I think everybody must have been somebody. Everybody was rich and straight, a new crowd. All rich old people and attractive young girls for the old fogies. They started serving breakfast at 1:00. They had huge seashells made out of ice. Bob was telling me that everybody wanted portraits, but I was so drunk I didn’t care.
Monday, September 18
, 1978
Got up early. Slept with my clothes on so I wouldn’t get bitten by fleas. I have about forty bites all over me and they came on different days, you can tell by when they disappear.
We haven’t heard from Doug Christmas and if he doesn’t pay us I’m not going to California tomorrow.

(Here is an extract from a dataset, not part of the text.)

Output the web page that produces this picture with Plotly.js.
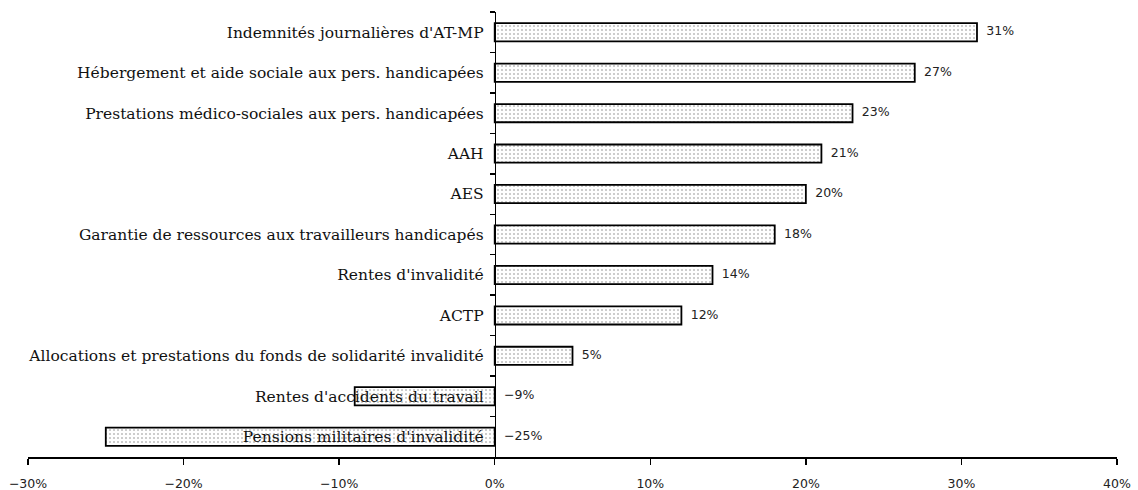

Tuesday, September 19, 1978
Passed out Interviews in the morning. Called Vincent and asked if Doug Christmas sent us the check. He didn’t. Called Fred and threatened not to go to California. So here it is now Wednesday morning and I still don’t know if I’m going, the plane’s at 12:00. I can’t decide.
Wednesday, September 20, 1978—New York—Los Angeles
In the morning we were waiting for the check to arrive from Doug Christmas to see if we were going to California or not. It didn’t come in the morning so we didn’t get on the flight at noon. But right after 12:00 it arrived, so the driver picked me up at 860 and then we picked up Fred and drove out to Newark to get a plane. The driver was nice (tip $10).
The plane left on time. What we were really having to go out there for was a dinner that Marcia Weisman was giving. That meant we’d be missing the big glamorous YSL Opium party in New York on the Chinese boat downtown at the South Street pier.
Checked into our hotel, L’Ermitage. It’s for people who don’t want to be discovered—if you’re having an affair, that’s the place to go. There’s no lobby, and it’s chic in a funky way. It was very elegant. When you pick up your key you get to pick a four-number combination, so I was 1111 and Fred was 2222.